Las mujeres escribas, esas monjas armadas de plumas y papel, son las herederas de una fuerza femenina de cambio, en continuidad con las misioneras y las fundadoras de otros conventos. Una de las ilustres antecesoras fue la anglosajona Leoba de Wessex una monja de familia noble y sobrina de San Bonifacio, que en 748 se fue con él de Inglaterra a Alemania. Dada su facilidad de palabra y su capacidad como poeta, educada por una mujer llamada Eadburga, obtuvo el patrocinio de Hildegarda, tercera esposa de Carlomagno, para volverse la responsable del monasterio de Tauberbischofsheim (ahora en el estado de Baden-Wurtemberg), uno de los primeros conventos femeninos en Alemania.

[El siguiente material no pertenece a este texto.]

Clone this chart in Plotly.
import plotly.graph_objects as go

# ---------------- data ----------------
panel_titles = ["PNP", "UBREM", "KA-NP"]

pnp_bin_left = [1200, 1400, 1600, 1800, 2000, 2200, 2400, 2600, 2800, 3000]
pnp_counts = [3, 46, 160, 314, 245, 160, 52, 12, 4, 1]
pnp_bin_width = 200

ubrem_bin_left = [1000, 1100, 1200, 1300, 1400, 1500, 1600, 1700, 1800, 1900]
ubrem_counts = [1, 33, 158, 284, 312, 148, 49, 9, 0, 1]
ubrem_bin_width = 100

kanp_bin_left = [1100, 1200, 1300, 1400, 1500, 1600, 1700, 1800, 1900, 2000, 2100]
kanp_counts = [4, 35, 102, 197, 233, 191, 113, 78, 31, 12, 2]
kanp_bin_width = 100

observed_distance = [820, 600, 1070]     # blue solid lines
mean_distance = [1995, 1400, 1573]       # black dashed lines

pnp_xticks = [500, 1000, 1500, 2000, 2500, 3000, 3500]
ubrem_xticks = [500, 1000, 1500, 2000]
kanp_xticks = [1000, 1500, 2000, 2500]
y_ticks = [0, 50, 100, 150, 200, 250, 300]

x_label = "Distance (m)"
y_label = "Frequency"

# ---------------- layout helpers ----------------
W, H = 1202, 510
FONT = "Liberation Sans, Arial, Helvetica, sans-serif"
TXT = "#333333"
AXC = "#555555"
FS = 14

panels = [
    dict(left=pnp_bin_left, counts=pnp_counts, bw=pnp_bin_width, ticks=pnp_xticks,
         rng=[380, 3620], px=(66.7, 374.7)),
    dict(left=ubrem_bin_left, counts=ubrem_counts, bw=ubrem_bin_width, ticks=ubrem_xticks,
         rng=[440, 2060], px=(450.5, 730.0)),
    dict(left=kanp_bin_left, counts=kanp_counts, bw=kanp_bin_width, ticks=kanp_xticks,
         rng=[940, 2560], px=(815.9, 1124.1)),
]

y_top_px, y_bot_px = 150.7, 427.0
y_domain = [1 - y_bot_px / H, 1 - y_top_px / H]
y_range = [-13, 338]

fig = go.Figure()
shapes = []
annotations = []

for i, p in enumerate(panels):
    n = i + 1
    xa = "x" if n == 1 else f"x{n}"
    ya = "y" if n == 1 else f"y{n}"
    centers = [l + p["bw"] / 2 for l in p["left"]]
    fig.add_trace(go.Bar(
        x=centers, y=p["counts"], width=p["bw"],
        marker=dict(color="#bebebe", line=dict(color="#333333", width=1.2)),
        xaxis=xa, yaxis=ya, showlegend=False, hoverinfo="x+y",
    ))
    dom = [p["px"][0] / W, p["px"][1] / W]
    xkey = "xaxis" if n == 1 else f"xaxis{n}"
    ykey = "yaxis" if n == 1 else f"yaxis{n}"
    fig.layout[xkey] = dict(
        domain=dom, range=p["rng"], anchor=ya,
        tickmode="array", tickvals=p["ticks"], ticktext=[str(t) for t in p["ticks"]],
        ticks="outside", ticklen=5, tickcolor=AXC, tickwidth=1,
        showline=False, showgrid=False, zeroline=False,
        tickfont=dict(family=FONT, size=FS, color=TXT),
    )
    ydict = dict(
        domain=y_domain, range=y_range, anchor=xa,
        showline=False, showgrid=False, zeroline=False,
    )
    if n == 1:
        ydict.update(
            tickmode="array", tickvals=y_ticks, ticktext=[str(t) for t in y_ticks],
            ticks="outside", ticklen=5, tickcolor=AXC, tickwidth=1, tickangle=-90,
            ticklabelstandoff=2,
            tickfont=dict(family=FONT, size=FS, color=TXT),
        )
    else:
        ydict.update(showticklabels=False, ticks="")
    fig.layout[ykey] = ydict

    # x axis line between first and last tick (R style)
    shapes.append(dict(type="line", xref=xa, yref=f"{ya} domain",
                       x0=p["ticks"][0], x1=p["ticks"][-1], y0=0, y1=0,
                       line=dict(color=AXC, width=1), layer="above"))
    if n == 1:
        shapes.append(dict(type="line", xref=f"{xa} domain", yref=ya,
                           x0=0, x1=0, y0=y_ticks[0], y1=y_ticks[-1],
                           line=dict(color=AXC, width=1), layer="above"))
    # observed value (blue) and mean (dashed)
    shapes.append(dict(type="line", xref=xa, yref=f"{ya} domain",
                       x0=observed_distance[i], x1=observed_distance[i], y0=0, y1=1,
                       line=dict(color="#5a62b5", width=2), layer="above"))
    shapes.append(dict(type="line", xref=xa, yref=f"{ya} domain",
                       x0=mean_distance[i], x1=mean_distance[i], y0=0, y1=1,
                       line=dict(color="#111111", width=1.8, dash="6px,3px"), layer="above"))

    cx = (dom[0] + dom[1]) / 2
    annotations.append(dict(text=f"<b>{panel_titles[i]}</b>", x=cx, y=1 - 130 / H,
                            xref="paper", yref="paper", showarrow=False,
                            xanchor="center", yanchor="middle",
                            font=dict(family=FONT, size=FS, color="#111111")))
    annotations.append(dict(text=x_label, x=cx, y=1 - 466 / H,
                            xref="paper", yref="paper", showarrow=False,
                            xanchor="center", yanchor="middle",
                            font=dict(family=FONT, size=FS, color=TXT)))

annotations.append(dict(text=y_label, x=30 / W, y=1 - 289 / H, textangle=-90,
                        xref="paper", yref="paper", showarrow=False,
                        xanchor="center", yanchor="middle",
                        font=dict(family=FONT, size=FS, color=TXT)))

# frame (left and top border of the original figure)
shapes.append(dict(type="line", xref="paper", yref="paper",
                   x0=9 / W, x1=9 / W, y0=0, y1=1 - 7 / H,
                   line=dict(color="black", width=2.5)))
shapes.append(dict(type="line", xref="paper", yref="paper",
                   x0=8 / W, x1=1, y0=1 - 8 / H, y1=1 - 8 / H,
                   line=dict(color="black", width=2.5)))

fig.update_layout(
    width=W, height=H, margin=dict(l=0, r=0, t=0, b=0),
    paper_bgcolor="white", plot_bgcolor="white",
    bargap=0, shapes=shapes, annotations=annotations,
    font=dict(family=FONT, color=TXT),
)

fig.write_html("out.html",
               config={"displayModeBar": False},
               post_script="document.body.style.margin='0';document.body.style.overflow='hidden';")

Estas mujeres de profunda religiosidad, en mancuerna con hombre considerados santos, veían en la religión una puerta para la cultura y la educación, gracias al apoyo de patrones y patronas, conscientes de la necesidad de crear repositorios de saber, en donde las mujeres, aunque minoritarias como signo de sus propios tiempos, también dejaron su rastro a través de algunas voces lejanas: Vierwic, Walderat, Hadewic, Gerdrut, Sibilia, Lugart, Derta y Cunigunt del convento benedictino de Munsterblissen, cerca de Maastricht, copiaron a varias manos dos obras de Isidoro de Sevilla, las Etymologiae y De natura rerum, ahora custodiadas en la British Library.

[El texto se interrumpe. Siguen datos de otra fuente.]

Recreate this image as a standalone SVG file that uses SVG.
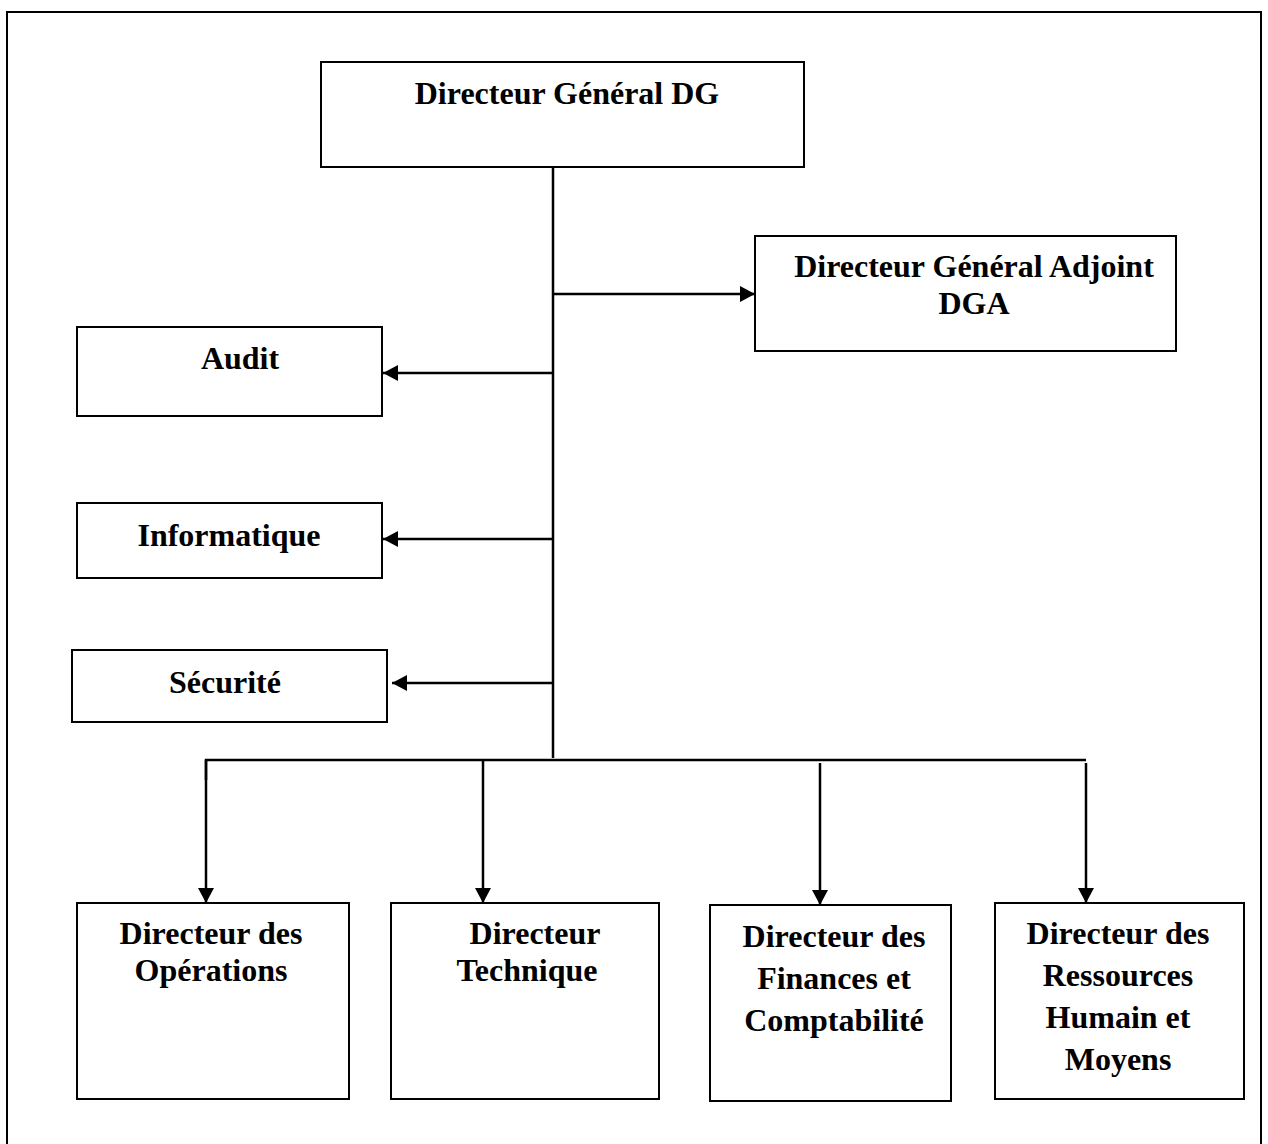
<svg xmlns="http://www.w3.org/2000/svg" width="1268" height="1144" viewBox="0 0 1268 1144">
<style>
.box{fill:#fff;stroke:#000;stroke-width:2}
.t{font-family:"Liberation Serif","Times New Roman",serif;font-weight:bold;font-size:32px;fill:#000;text-anchor:middle}
.c{fill:none;stroke:#000;stroke-width:2.5}
</style>
<defs>
<marker id="ah" markerUnits="userSpaceOnUse" markerWidth="15" markerHeight="16" refX="15" refY="8" orient="auto">
<path d="M0,0 L15,8 L0,16 z" fill="#000"/>
</marker>
</defs>
<rect x="7" y="12" width="1254" height="1150" fill="#fff" stroke="#000" stroke-width="2"/>
<g id="connectors">
<line class="c" x1="553" y1="167" x2="553" y2="758"/>
<line class="c" x1="553" y1="294" x2="755" y2="294" marker-end="url(#ah)"/>
<line class="c" x1="553" y1="373" x2="383" y2="373" marker-end="url(#ah)"/>
<line class="c" x1="553" y1="539" x2="383" y2="539" marker-end="url(#ah)"/>
<line class="c" x1="553" y1="683" x2="392" y2="683" marker-end="url(#ah)"/>
<polyline class="c" points="206,780 206,760 1086,760"/>
<line class="c" x1="206" y1="760" x2="206" y2="903" marker-end="url(#ah)"/>
<line class="c" x1="483" y1="760" x2="483" y2="903" marker-end="url(#ah)"/>
<line class="c" x1="820" y1="763" x2="820" y2="905" marker-end="url(#ah)"/>
<line class="c" x1="1086" y1="763" x2="1086" y2="903" marker-end="url(#ah)"/>
</g>
<g id="dg">
<rect class="box" x="321" y="62" width="483" height="105"/>
<text class="t" x="567" y="104">Directeur Général DG</text>
</g>
<g id="dga">
<rect class="box" x="755" y="236" width="421" height="115"/>
<text class="t" x="974" y="277">Directeur Général Adjoint</text>
<text class="t" x="974" y="314">DGA</text>
</g>
<g id="audit">
<rect class="box" x="77" y="327" width="305" height="89"/>
<text class="t" x="240" y="369">Audit</text>
</g>
<g id="informatique">
<rect class="box" x="77" y="503" width="305" height="75"/>
<text class="t" x="229" y="546">Informatique</text>
</g>
<g id="securite">
<rect class="box" x="72" y="650" width="315" height="72"/>
<text class="t" x="225" y="693">Sécurité</text>
</g>
<g id="operations">
<rect class="box" x="77" y="903" width="272" height="196"/>
<text class="t" x="211" y="944">Directeur des</text>
<text class="t" x="211" y="981">Opérations</text>
</g>
<g id="technique">
<rect class="box" x="391" y="903" width="268" height="196"/>
<text class="t" x="535" y="944">Directeur</text>
<text class="t" x="527" y="981">Technique</text>
</g>
<g id="finances">
<rect class="box" x="710" y="905" width="241" height="196"/>
<text class="t" x="834" y="947">Directeur des</text>
<text class="t" x="834" y="989">Finances et</text>
<text class="t" x="834" y="1031">Comptabilité</text>
</g>
<g id="rh">
<rect class="box" x="995" y="903" width="249" height="196"/>
<text class="t" x="1118" y="944">Directeur des</text>
<text class="t" x="1118" y="986">Ressources</text>
<text class="t" x="1118" y="1028">Humain et</text>
<text class="t" x="1118" y="1070">Moyens</text>
</g>
</svg>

Todas estas presencias casi anónimas eran puntas de lanza de otras que tomaban la estafeta sobre el papel. Después de todo, el manuscrito es el receptáculo no sólo de un autor, sino de quien le ha prestado sus ojos y las manos para que sea visible al mundo. Me parece justa la descripción de la investigadora medievalista Mary Wellesley (The Gilded Page), en lo que es hoy día el encuentro con el manuscrito: como un tejido de minúsculas claves de una historia olvidada que requieren del minucioso examen de un forense, desde su fabricación, hasta las peripecias que lo hacen llegar a bibliotecas lejanas en tiempo y espacio. Yo en lo personal siento la fuerza de esas mujeres lejanas y cercanas, fascinadas por la palabra que vuela al viento y que se forja con tinta de fuego en el papel, y que van urdiendo cadenas como tantas otras tejedoras de historias. Al final, lo que se ha creado es un espacio común, en donde autores y escribas, hombres y mujeres, son una sola mano, un solo ojo, una sola voz.